I make another spreadsheet for this part, only this one is a little more complicated. Each row is labelled for the individual beds, and each column is labelled for the weeks throughout the growing season. This makes it easy to block out the weeks for each crop within its specific bed. Growing in an urban setting means that you probably will want to max out each growing space, so the more beds you can flip during the season the better.

With this layout you should be able to get a general idea for how much each bed can produce over the year. Granted, farming isn’t exact, so not all of your dates will actually line up when it comes to next season, but it will give you a good idea of what to expect. Before you get started filling out the meat of the spreadsheet, there are three main things you need to consider: crop rotation, sun exposure, and fertility.

crop-rotation
Color coding each plant will highlight the ones you need to rotate

Crop Rotation – If you are gardening this year, then it is best to write down what crops you have where, so you make sure that you can rotate them for next year. Some crops, like potatoes, are more likely to get pests if they are planted in the same place year after year. Similarly, there are some crops that are best planted after another the crop the following year. For example, legumes replenish nitrogen, so it is good to plant corn where your beans were the previous year.

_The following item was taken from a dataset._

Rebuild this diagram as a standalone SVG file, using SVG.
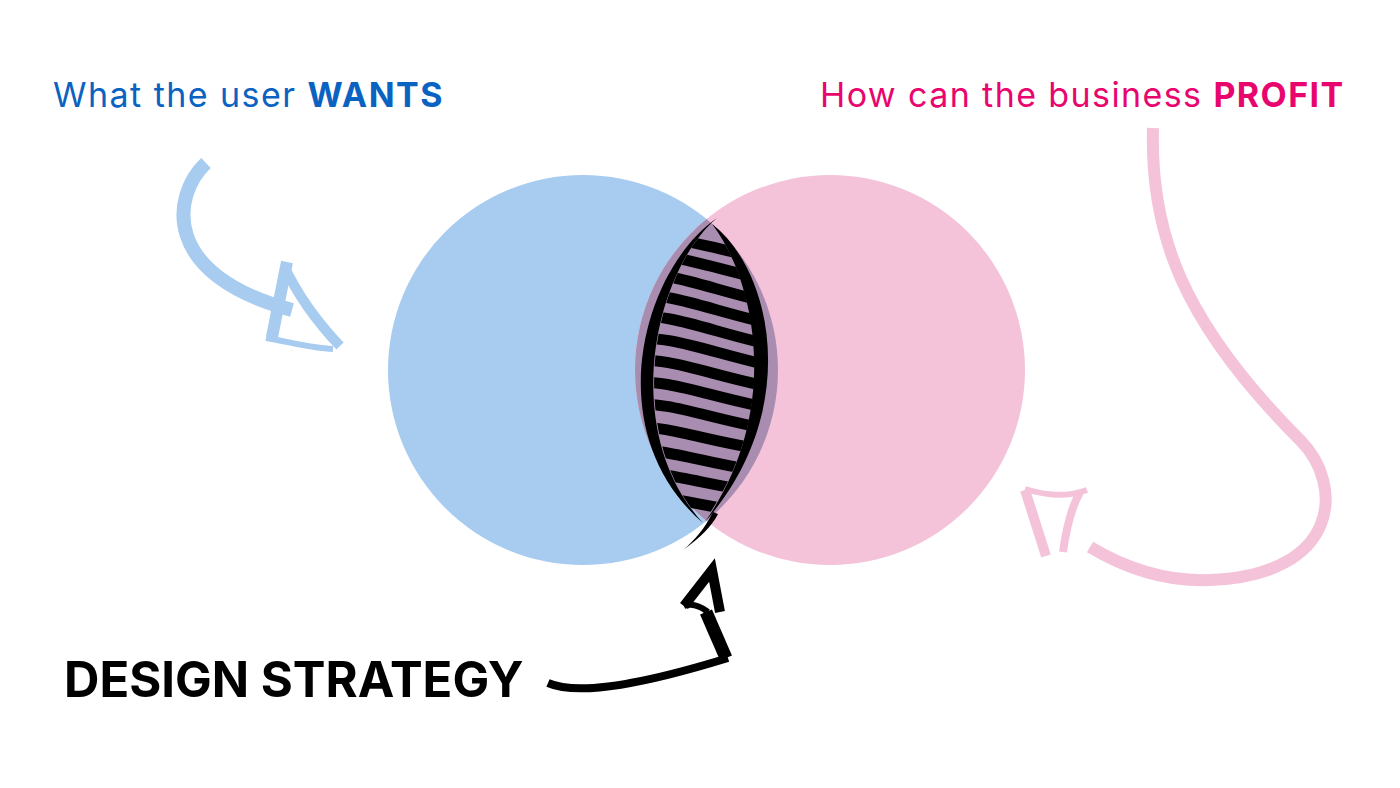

Sun Exposure – Being on an urban farm means that you may not have full sun on every bed, which is fine. Some crops grow better with a little shade. I find lettuce much easier to grow in the summertime when it gets some relief from the midday sun. Other crops, however, do best with as much sun as possible, so just plan accordingly. Fertility – If there are some beds that you know aren’t as fertile as others, you may want to plant crops that demand less from the soil, or consider removing those beds from production for part or all of a season and plant a cover crop to increase organic matter and fertility.

It may seem daunting but having this plan will help you immensely when preparing for the next season. You will be able to budget for seed, fertilizer, and crop yields, which are necessary for any market gardener. Good luck and happy planning!